GENEVA (Reuters) -The head of a U.N. team of investigators on Myanmar said on Monday that Facebook has handed over millions of items that could support allegations of war crimes and genocide.

The Independent Investigative Mechanism for Myanmar (IIMM) aims to build case files for proceedings in national, regional or international courts. It was established in 2018 by the U.N. Human Rights Council and began work the following year.

"Facebook has shared with the mechanism millions of items from networks of accounts that were taken down by the company because they misrepresented their identity," Nicholas Koumjian, head of the IIMM, said in a speech to the United Nations Human Rights Council in Geneva.

Myanmar is facing charges of genocide at the UN's International Court of Justice (ICJ) over a 2017 military crackdown on the Rohingya that forced more than 730,000 people to flee into neighboring Bangladesh.

Facebook, whose parent company changed its name to Meta Platforms Inc last year, said that they support international efforts for accountability for the crimes committed against the Rohingya.
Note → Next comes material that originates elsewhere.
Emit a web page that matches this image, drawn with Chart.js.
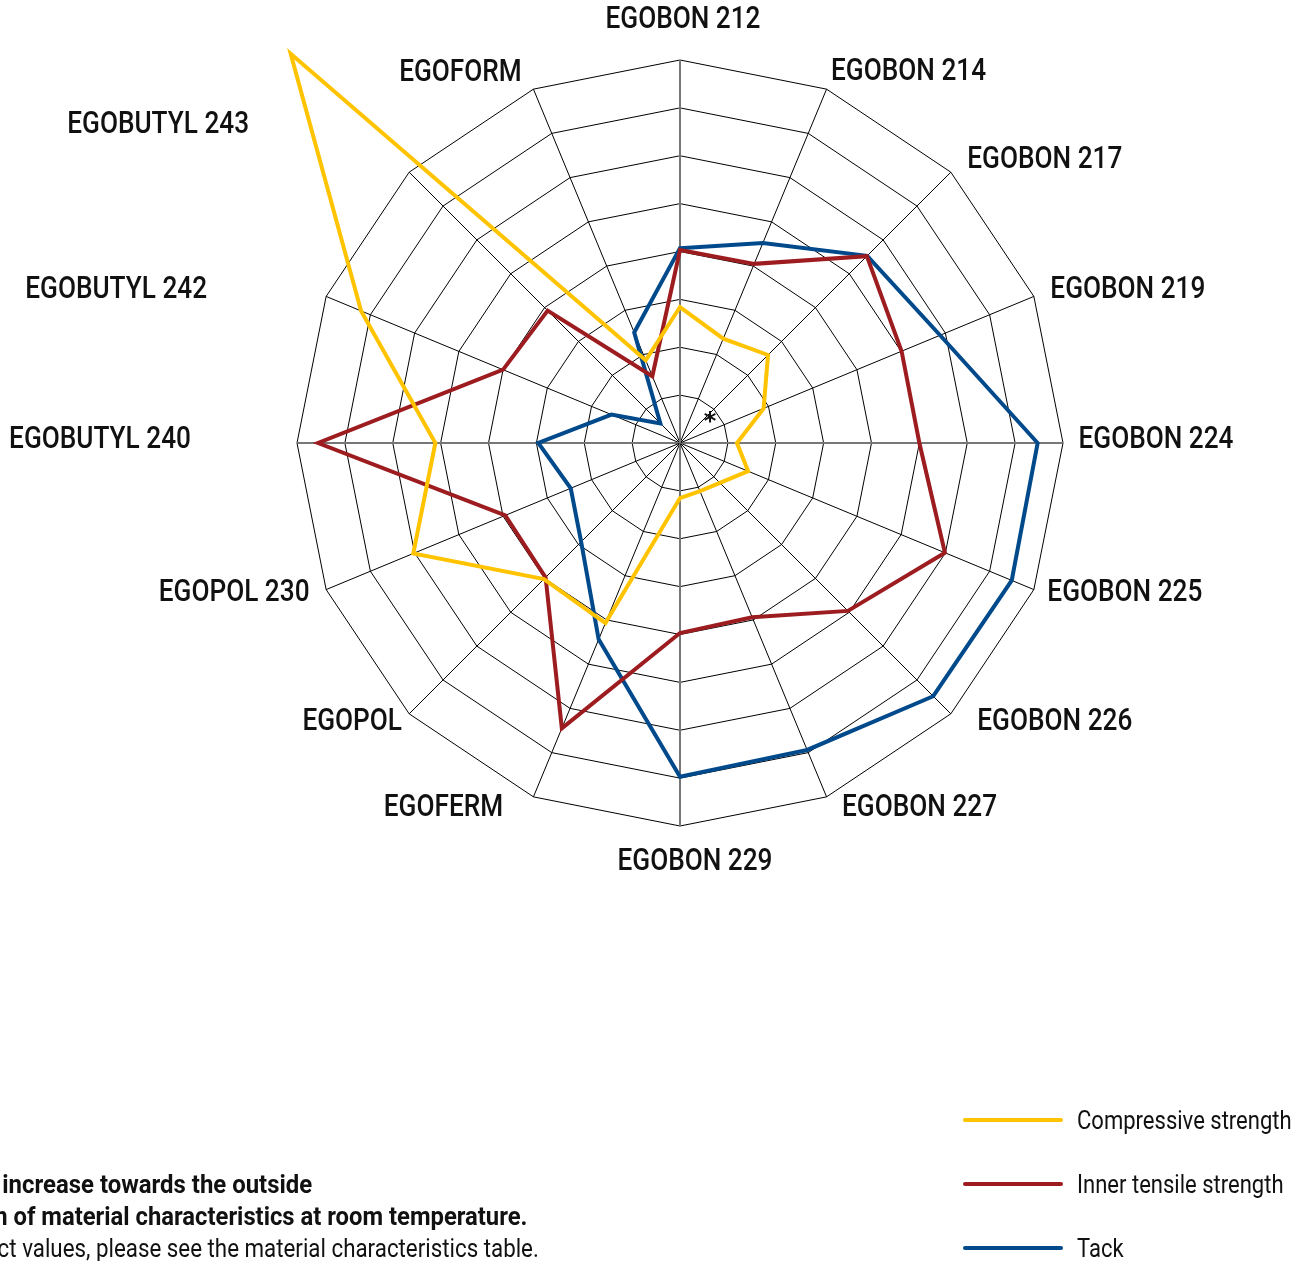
<!DOCTYPE html>
<html>
<head>
<meta charset="utf-8">
<script src="https://cdn.jsdelivr.net/npm/chart.js@4.4.0/dist/chart.umd.min.js"></script>
<style>
    body { margin: 0; background: #fff; overflow: hidden; }
    #wrap { position: relative; width: 1311px; height: 1261px; overflow: hidden;
            font-family: Roboto, 'Liberation Sans', sans-serif; color: #111; }
    #chart-box { position: absolute; left: 0; top: 0; width: 1311px; height: 1261px; }
    .note { position: absolute; white-space: nowrap; font-size: 25px; transform-origin: right center; }
    .note.b { font-weight: bold; }
    .leg { position: absolute; left: 963px; height: 30px; display: flex; align-items: center; white-space: nowrap; }
    .leg .sw { display: inline-block; width: 100px; height: 4px; border-radius: 2px; margin-right: 14px; flex: none; }
    .leg .lt { display: inline-block; font-size: 25px; transform-origin: left center; }
</style>
</head>
<body>
<div id="wrap">
    <div id="chart-box"><canvas id="radar-chart"></canvas></div>

    <div class="note b" style="right: 999px; top: 1170px;" data-w="310">Values <span class="vis">increase towards the outside</span></div>
    <div class="note b" style="right: 784px; top: 1202px;" data-w="514">Comparison <span class="vis">of material characteristics at room temperature.</span></div>
    <div class="note" style="right: 772px; top: 1234px;" data-w="517">For exact <span class="vis">values, please see the material characteristics table.</span></div>

    <div id="legend"></div>
</div>

<script>
// axes (clockwise from the top)
const materials = [
    'EGOBON 212', 'EGOBON 214', 'EGOBON 217', 'EGOBON 219', 'EGOBON 224', 'EGOBON 225',
    'EGOBON 226', 'EGOBON 227', 'EGOBON 229', 'EGOFERM', 'EGOPOL', 'EGOPOL 230',
    'EGOBUTYL 240', 'EGOBUTYL 242', 'EGOBUTYL 243', 'EGOFORM'
];

// relative values, 0 = centre, 8 = outer ring
const compressiveStrength = [2.84, 2.36, 2.6, 1.89, 1.19, 1.54, 1.18, 1.09, 1.15, 4.07, 4.02, 6.03, 5.11, 7.21, 11.5, 1.87];
const innerTensileStrength = [4.03, 4.05, 5.52, 5.01, 5.0, 5.99, 4.96, 3.94, 3.97, 6.45, 3.97, 3.95, 7.56, 4.0, 3.91, 1.51];
const tack = [4.07, 4.52, 5.53, 5.88, 7.47, 7.5, 7.48, 6.94, 6.97, 4.44, 2.92, 2.47, 2.96, 1.55, 0.58, 2.5];

const seriesNames = ['Compressive strength', 'Inner tensile strength', 'Tack'];
const seriesColors = ['#FFC300', '#9D1C1F', '#004A8C'];

// label placement relative to the end of each spoke (px)
const labelOffsets = [
    [3, -40], [82, -17], [94, -12], [94, -6], [93, -3], [91, 4], [104, 8], [93, 11],
    [15, 36], [-90, 11], [-57, 8], [-92, 4], [-197, -3], [-210, -6], [-251, -47], [-73, -16]
];

// legend (html)
const legendBox = document.getElementById('legend');
[1120, 1184, 1248].forEach((y, i) => {
    const row = document.createElement('div');
    row.className = 'leg';
    row.style.top = (y - 15) + 'px';
    row.innerHTML = '<span class="sw" style="background:' + seriesColors[i] + '"></span><span class="lt">' + seriesNames[i] + '</span>';
    legendBox.appendChild(row);
});

// narrow the html text so it looks like the condensed face of the original
const firstText = legendBox.querySelector('.lt');
const squeeze = 215 / firstText.offsetWidth;
document.querySelectorAll('.lt').forEach(el => {
    el.style.transform = 'scaleX(' + squeeze.toFixed(3) + ')';
});
document.querySelectorAll('.note').forEach(el => {
    const vis = el.querySelector('.vis');
    const s = Number(el.dataset.w) / vis.offsetWidth;
    el.style.transform = 'scaleX(' + s.toFixed(3) + ')';
});

const labelFont = '500 31px Roboto, "Liberation Sans", sans-serif';

const axisLabels = {
    id: 'axisLabels',
    afterDraw(chart) {
        const scale = chart.scales.r;
        const ctx = chart.ctx;
        ctx.save();
        ctx.fillStyle = '#111';
        ctx.font = labelFont;
        ctx.textAlign = 'center';
        ctx.textBaseline = 'middle';
        const sx = 155 / ctx.measureText('EGOBON 212').width;
        materials.forEach((name, i) => {
            const p = scale.getPointPosition(i, scale.drawingArea);
            ctx.save();
            ctx.translate(p.x + labelOffsets[i][0], p.y + labelOffsets[i][1]);
            ctx.scale(sx, 1);
            ctx.fillText(name, 0, 0);
            ctx.restore();
        });
        ctx.font = 'bold 24px "DejaVu Sans", sans-serif';
        ctx.fillText('*', scale.xCenter + 30, scale.yCenter - 20);
        ctx.restore();
    }
};

function makeDataset(label, values, color) {
    return {
        label: label,
        data: values,
        borderColor: color,
        backgroundColor: color,
        borderWidth: 4,
        pointRadius: 0,
        pointHoverRadius: 0,
        fill: false,
        tension: 0,
        clip: false
    };
}

new Chart(document.getElementById('radar-chart'), {
    type: 'radar',
    data: {
        labels: materials,
        datasets: [
            makeDataset(seriesNames[0], compressiveStrength, seriesColors[0]),
            makeDataset(seriesNames[1], innerTensileStrength, seriesColors[1]),
            makeDataset(seriesNames[2], tack, seriesColors[2])
        ]
    },
    options: {
        responsive: true,
        maintainAspectRatio: false,
        animation: false,
        layout: { padding: { left: 297, top: 60, right: 248, bottom: 435 } },
        plugins: {
            legend: { display: false },
            tooltip: { enabled: false }
        },
        elements: { line: { borderJoinStyle: 'miter' } },
        scales: {
            r: {
                min: 0,
                max: 8,
                ticks: { display: false, stepSize: 1 },
                pointLabels: { display: false },
                grid: { color: '#000', lineWidth: 1 },
                angleLines: {
                    color: ctx => ctx.index % 4 === 0 ? '#777' : '#000',
                    lineWidth: ctx => ctx.index % 4 === 0 ? 2 : 1
                }
            }
        }
    },
    plugins: [axisLabels]
});
</script>
</body>
</html>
"(We) have made voluntary, lawful disclosures to the U.N.'s investigative mechanism as well as disclosures of public information to The Gambia" which has filed the ICJ genocide case, Miranda Sissons, director of human rights policy at Meta, said in an e-mail.

In 2018, U.N. human rights investigators said the social media site had spread hate speech that fueled the violence in Myanmar. Facebook has said it is working to block hate speech.
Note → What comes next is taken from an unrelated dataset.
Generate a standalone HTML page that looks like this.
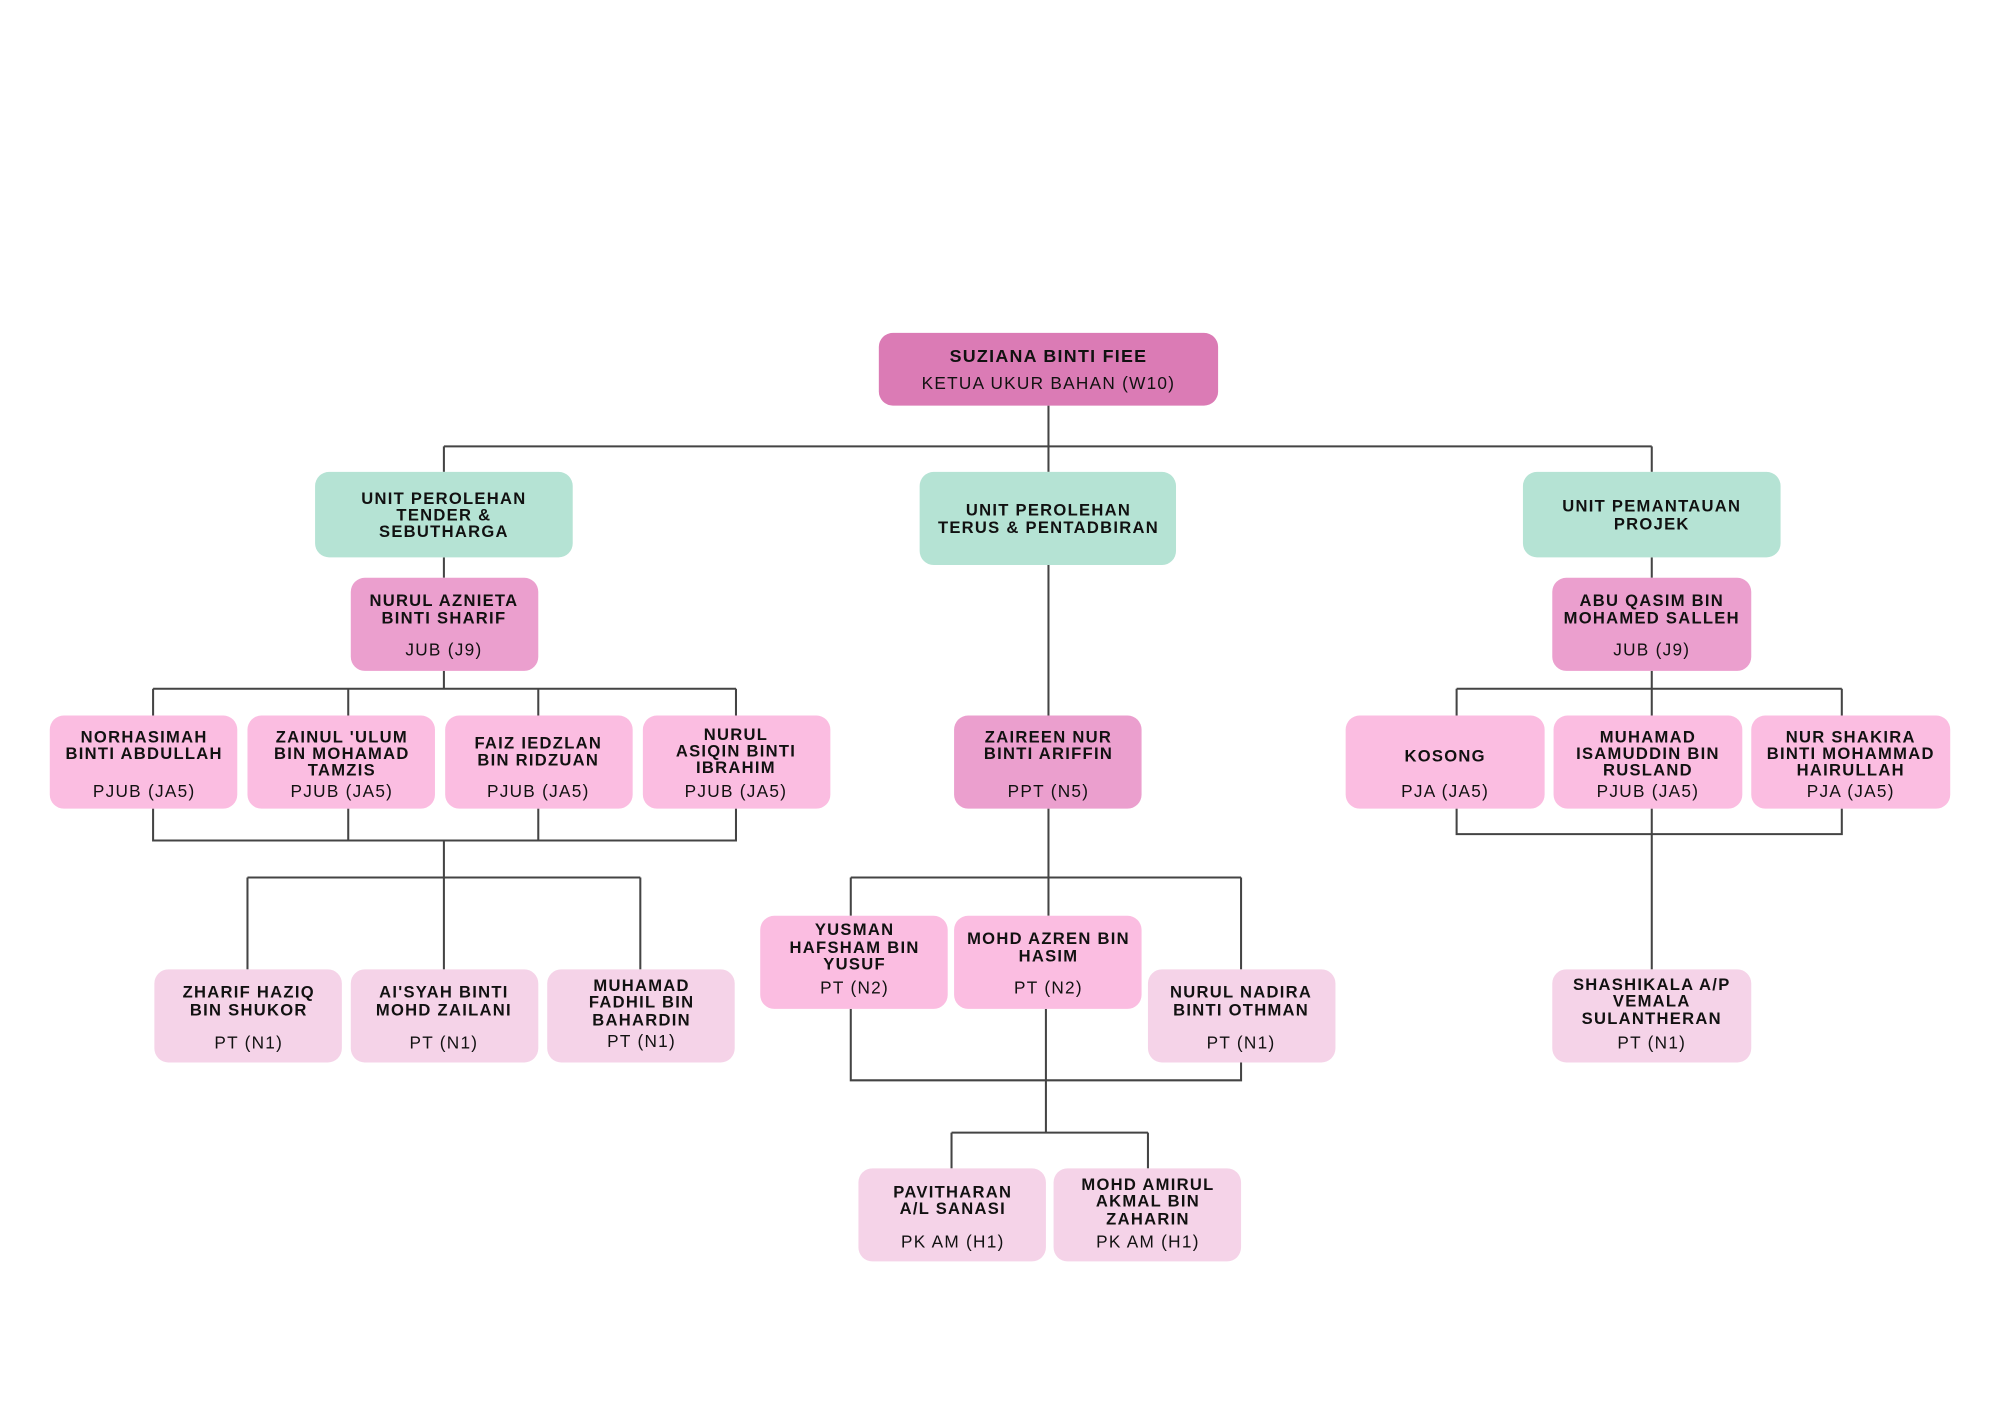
<!DOCTYPE html>
<html><head><meta charset="utf-8"><style>
html,body{margin:0;padding:0;background:#fff;}
svg{display:block;}
text{font-family:"Liberation Sans",sans-serif;text-anchor:middle;fill:#111;}
.b{font-weight:bold;font-size:13px;letter-spacing:1px;}
.s{font-size:13.5px;letter-spacing:1px;}
</style></head><body>
<svg width="2000" height="1415" viewBox="0 0 1568 1109.4" xmlns="http://www.w3.org/2000/svg">
<g stroke="#444" stroke-width="1.6" fill="none">
<path d="M822 318V370M348 350H1295M348 350V370M1295 350V370"/>
<path d="M348 437V453M348 526V540M120 540H577M120 540V561M273 540V561M422 540V561M577 540V561"/>
<path d="M120 634V659H577V634M273 634V659M422 634V659M348 659V688M194 688H502M194 688V760M348 688V760M502 688V760"/>
<path d="M822 443V561M822 634V718M667 688H973M667 688V718M973 688V760"/>
<path d="M667 791V847H973V833M820 791V888M746 888H900M746 888V916M900 888V916"/>
<path d="M1295 437V453M1295 526V540M1142 540H1444M1142 540V561M1295 540V561M1444 540V561"/>
<path d="M1142 634V654H1444V634M1295 634V760"/>
</g>
<rect x="689" y="261" width="266" height="57" rx="11" fill="#db7bb5"/>
<text class="b" x="822" y="284" style="font-size:14px">SUZIANA BINTI FIEE</text>
<text class="s" x="822" y="305">KETUA UKUR BAHAN (W10)</text>
<g fill="#b5e3d4">
<rect x="247" y="370" width="202" height="67" rx="11"/>
<rect x="721" y="370" width="201" height="73" rx="11"/>
<rect x="1194" y="370" width="202" height="67" rx="11"/>
</g>
<text class="b" x="348" y="395">UNIT PEROLEHAN</text>
<text class="b" x="348" y="408">TENDER &amp;</text>
<text class="b" x="348" y="421">SEBUTHARGA</text>
<text class="b" x="822" y="404">UNIT PEROLEHAN</text>
<text class="b" x="822" y="418">TERUS &amp; PENTADBIRAN</text>
<text class="b" x="1295" y="401">UNIT PEMANTAUAN</text>
<text class="b" x="1295" y="415">PROJEK</text>
<g fill="#eb9fce">
<rect x="275" y="453" width="147" height="73" rx="11"/>
<rect x="1217" y="453" width="156" height="73" rx="11"/>
<rect x="748" y="561" width="147" height="73" rx="11"/>
</g>
<g fill="#fbbde1">
<rect x="39" y="561" width="147" height="73" rx="11"/>
<rect x="194" y="561" width="147" height="73" rx="11"/>
<rect x="349" y="561" width="147" height="73" rx="11"/>
<rect x="504" y="561" width="147" height="73" rx="11"/>
<rect x="1055" y="561" width="156" height="73" rx="11"/>
<rect x="1218" y="561" width="148" height="73" rx="11"/>
<rect x="1373" y="561" width="156" height="73" rx="11"/>
<rect x="596" y="718" width="147" height="73" rx="11"/>
<rect x="748" y="718" width="147" height="73" rx="11"/>
</g>
<g fill="#f5d3e8">
<rect x="121" y="760" width="147" height="73" rx="11"/>
<rect x="275" y="760" width="147" height="73" rx="11"/>
<rect x="429" y="760" width="147" height="73" rx="11"/>
<rect x="900" y="760" width="147" height="73" rx="11"/>
<rect x="1217" y="760" width="156" height="73" rx="11"/>
<rect x="673" y="916" width="147" height="73" rx="11"/>
<rect x="826" y="916" width="147" height="73" rx="11"/>
</g>
<text class="b" x="348" y="475">NURUL AZNIETA</text><text class="b" x="348" y="489">BINTI SHARIF</text><text class="s" x="348" y="514">JUB (J9)</text>
<text class="b" x="1295" y="475">ABU QASIM BIN</text><text class="b" x="1295" y="489">MOHAMED SALLEH</text><text class="s" x="1295" y="514">JUB (J9)</text>
<text class="b" x="113" y="582">NORHASIMAH</text><text class="b" x="113" y="595">BINTI ABDULLAH</text><text class="s" x="113" y="625">PJUB (JA5)</text>
<text class="b" x="268" y="582">ZAINUL 'ULUM</text><text class="b" x="268" y="595">BIN MOHAMAD</text><text class="b" x="268" y="608">TAMZIS</text><text class="s" x="268" y="625">PJUB (JA5)</text>
<text class="b" x="422" y="587">FAIZ IEDZLAN</text><text class="b" x="422" y="600">BIN RIDZUAN</text><text class="s" x="422" y="625">PJUB (JA5)</text>
<text class="b" x="577" y="580">NURUL</text><text class="b" x="577" y="593">ASIQIN BINTI</text><text class="b" x="577" y="606">IBRAHIM</text><text class="s" x="577" y="625">PJUB (JA5)</text>
<text class="b" x="822" y="582">ZAIREEN NUR</text><text class="b" x="822" y="595">BINTI ARIFFIN</text><text class="s" x="822" y="625">PPT (N5)</text>
<text class="b" x="1133" y="597">KOSONG</text><text class="s" x="1133" y="625">PJA (JA5)</text>
<text class="b" x="1292" y="582">MUHAMAD</text><text class="b" x="1292" y="595">ISAMUDDIN BIN</text><text class="b" x="1292" y="608">RUSLAND</text><text class="s" x="1292" y="625">PJUB (JA5)</text>
<text class="b" x="1451" y="582">NUR SHAKIRA</text><text class="b" x="1451" y="595">BINTI MOHAMMAD</text><text class="b" x="1451" y="608">HAIRULLAH</text><text class="s" x="1451" y="625">PJA (JA5)</text>
<text class="b" x="670" y="733">YUSMAN</text><text class="b" x="670" y="747">HAFSHAM BIN</text><text class="b" x="670" y="760">YUSUF</text><text class="s" x="670" y="779">PT (N2)</text>
<text class="b" x="822" y="740">MOHD AZREN BIN</text><text class="b" x="822" y="754">HASIM</text><text class="s" x="822" y="779">PT (N2)</text>
<text class="b" x="195" y="782">ZHARIF HAZIQ</text><text class="b" x="195" y="796">BIN SHUKOR</text><text class="s" x="195" y="822">PT (N1)</text>
<text class="b" x="348" y="782">AI'SYAH BINTI</text><text class="b" x="348" y="796">MOHD ZAILANI</text><text class="s" x="348" y="822">PT (N1)</text>
<text class="b" x="503" y="777">MUHAMAD</text><text class="b" x="503" y="790">FADHIL  BIN</text><text class="b" x="503" y="804">BAHARDIN</text><text class="s" x="503" y="821">PT (N1)</text>
<text class="b" x="973" y="782">NURUL NADIRA</text><text class="b" x="973" y="796">BINTI OTHMAN</text><text class="s" x="973" y="822">PT (N1)</text>
<text class="b" x="1295" y="776">SHASHIKALA A/P</text><text class="b" x="1295" y="789">VEMALA</text><text class="b" x="1295" y="803">SULANTHERAN</text><text class="s" x="1295" y="822">PT (N1)</text>
<text class="b" x="747" y="939">PAVITHARAN</text><text class="b" x="747" y="952">A/L SANASI</text><text class="s" x="747" y="978">PK AM (H1)</text>
<text class="b" x="900" y="933">MOHD AMIRUL</text><text class="b" x="900" y="946">AKMAL BIN</text><text class="b" x="900" y="960">ZAHARIN</text><text class="s" x="900" y="978">PK AM (H1)</text>
</svg>
</body></html>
With the Facebook items and other pieces of information from over 200 sources, the mechanism has prepared 67 "evidential and analytical packages." These packages are intended to be shared with judicial authorities, including the International Criminal Court (ICC) and the ICJ, Koumjian added.

The ICC has also opened a case looking at deportation and other crimes against humanity in relation to Rohingya refugees who were forced into ICC member state Bangladesh.

Myanmar denies genocide and says its armed forces were conducting legitimate operations against militants.